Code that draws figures
____

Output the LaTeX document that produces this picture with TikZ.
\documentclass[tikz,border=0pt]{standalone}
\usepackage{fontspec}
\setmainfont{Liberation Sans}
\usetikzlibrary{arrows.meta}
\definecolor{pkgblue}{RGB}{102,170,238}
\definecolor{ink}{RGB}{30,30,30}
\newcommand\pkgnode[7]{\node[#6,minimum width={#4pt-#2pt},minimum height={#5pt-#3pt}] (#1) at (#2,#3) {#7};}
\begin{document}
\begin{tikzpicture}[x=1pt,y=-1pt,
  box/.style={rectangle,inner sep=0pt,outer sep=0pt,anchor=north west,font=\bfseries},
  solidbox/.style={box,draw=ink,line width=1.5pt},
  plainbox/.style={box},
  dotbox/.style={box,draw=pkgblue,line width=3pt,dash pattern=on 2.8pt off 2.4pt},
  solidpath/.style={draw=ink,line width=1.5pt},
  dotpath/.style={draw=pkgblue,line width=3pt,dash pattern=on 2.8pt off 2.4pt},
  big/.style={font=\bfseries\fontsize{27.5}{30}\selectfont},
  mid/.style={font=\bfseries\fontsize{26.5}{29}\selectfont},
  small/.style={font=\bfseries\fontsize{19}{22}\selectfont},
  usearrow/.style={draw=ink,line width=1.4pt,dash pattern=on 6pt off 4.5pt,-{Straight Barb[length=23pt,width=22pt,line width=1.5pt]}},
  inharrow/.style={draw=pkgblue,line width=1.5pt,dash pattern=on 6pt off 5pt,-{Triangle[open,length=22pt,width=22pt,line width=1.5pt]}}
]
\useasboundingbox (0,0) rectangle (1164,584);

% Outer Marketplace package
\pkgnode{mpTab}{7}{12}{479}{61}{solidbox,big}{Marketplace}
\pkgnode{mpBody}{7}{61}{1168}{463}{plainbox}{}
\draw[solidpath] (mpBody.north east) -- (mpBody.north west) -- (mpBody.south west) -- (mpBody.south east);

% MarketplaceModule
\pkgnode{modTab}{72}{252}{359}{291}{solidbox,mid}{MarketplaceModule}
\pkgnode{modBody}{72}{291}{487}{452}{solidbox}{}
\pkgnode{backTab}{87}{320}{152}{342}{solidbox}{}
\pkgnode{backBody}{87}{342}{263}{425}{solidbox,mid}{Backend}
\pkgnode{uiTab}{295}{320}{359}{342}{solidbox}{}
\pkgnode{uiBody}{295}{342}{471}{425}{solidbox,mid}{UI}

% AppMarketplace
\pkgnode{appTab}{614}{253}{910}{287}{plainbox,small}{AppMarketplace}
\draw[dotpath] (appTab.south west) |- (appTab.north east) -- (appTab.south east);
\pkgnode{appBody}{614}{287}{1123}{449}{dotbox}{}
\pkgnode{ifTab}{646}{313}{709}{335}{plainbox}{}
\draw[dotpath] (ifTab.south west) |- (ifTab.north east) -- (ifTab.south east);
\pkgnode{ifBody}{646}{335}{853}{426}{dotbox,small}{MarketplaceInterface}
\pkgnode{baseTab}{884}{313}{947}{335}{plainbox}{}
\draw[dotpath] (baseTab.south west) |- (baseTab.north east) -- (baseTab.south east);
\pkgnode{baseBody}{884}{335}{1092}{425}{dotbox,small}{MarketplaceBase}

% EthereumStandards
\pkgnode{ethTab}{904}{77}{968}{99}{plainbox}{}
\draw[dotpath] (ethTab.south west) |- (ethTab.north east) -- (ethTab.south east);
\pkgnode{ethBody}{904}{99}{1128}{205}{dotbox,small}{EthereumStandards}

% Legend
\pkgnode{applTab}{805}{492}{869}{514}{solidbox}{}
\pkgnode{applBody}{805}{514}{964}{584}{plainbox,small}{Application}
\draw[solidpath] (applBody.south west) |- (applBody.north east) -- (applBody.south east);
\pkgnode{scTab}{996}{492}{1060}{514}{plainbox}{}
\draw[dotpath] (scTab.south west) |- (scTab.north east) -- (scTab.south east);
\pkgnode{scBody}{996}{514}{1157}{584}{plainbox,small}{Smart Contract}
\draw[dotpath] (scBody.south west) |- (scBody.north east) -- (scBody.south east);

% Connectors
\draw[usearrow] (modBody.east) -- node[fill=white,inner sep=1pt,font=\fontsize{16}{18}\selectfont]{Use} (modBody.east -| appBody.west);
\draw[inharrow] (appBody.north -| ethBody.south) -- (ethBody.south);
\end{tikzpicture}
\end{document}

____

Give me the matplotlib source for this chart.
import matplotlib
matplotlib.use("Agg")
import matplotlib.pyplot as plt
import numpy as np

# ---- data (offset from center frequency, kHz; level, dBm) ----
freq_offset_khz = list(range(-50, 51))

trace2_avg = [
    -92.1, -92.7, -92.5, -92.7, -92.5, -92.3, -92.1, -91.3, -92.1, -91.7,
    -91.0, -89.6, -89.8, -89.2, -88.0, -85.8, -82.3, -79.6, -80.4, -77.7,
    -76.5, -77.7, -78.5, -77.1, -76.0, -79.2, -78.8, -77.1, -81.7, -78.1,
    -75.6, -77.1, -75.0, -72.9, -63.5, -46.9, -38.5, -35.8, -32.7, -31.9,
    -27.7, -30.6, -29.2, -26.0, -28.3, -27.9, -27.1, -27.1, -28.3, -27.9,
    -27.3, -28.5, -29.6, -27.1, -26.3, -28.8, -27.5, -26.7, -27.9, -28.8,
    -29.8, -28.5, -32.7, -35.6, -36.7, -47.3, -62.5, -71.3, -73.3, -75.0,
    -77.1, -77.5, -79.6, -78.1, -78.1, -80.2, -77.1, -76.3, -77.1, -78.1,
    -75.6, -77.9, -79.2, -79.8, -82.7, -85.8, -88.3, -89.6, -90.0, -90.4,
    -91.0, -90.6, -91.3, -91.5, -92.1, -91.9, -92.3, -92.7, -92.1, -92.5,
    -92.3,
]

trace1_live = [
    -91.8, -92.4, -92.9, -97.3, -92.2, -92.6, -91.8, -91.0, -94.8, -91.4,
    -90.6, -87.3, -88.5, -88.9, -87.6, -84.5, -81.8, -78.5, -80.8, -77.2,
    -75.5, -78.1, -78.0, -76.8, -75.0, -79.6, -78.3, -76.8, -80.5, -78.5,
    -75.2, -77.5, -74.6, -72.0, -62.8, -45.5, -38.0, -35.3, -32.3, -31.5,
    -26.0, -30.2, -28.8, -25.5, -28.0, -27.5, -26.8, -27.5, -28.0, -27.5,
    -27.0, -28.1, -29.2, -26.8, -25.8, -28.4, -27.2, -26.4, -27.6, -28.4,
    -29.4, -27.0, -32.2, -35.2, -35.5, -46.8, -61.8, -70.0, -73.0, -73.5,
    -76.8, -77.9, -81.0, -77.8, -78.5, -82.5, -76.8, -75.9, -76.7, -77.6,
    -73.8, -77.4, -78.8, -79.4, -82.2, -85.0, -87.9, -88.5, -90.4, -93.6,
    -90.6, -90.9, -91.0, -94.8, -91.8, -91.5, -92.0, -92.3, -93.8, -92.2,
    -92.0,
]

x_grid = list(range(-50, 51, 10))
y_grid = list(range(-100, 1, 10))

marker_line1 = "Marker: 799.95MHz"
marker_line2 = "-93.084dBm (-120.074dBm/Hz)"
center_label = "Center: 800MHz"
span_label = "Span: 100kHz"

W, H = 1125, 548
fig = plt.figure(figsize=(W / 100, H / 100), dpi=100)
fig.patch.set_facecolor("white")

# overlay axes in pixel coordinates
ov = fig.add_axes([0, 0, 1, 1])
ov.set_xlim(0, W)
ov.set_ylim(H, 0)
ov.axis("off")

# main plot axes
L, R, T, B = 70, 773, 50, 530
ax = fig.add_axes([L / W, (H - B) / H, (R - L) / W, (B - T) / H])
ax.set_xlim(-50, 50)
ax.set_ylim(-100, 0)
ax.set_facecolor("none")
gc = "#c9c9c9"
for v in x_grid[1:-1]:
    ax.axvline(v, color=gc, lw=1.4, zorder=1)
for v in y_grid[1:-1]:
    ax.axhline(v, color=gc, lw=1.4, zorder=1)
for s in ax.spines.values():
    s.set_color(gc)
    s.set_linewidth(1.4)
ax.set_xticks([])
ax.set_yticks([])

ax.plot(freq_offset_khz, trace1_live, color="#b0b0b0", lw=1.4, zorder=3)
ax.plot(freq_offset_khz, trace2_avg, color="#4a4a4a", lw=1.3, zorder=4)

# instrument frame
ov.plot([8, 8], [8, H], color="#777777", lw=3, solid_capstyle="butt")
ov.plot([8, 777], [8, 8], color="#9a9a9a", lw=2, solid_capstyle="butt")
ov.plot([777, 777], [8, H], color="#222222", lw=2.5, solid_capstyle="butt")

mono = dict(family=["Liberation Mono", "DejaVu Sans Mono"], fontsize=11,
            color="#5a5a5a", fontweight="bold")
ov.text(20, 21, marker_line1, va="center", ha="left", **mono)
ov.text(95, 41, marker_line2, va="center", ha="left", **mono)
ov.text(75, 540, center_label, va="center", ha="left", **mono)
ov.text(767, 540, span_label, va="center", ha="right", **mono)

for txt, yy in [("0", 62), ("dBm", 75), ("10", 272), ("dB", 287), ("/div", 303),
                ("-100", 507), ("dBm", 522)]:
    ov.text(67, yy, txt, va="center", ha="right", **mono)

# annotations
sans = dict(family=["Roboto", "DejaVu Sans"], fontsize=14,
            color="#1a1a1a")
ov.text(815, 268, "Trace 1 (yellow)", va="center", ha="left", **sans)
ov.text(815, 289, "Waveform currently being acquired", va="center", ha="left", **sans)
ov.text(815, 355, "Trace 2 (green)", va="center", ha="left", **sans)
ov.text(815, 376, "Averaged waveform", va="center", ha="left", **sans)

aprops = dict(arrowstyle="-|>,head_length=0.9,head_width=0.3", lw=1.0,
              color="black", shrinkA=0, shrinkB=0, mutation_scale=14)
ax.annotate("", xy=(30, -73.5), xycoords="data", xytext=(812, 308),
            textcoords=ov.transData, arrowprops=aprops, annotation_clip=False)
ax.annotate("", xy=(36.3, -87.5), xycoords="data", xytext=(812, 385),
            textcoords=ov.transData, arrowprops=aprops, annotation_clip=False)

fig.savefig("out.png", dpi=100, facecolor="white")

____

▸ **Exercise**
Within the material above, extract exactly the lines that start at the line containing "Give me the matplotlib source for this chart." and stop after the line containing "freq_offset_khz = list(range(-50, 51))", and only those.

▸ **Response to this exercise**
Give me the matplotlib source for this chart.
import matplotlib
matplotlib.use("Agg")
import matplotlib.pyplot as plt
import numpy as np

# ---- data (offset from center frequency, kHz; level, dBm) ----
freq_offset_khz = list(range(-50, 51))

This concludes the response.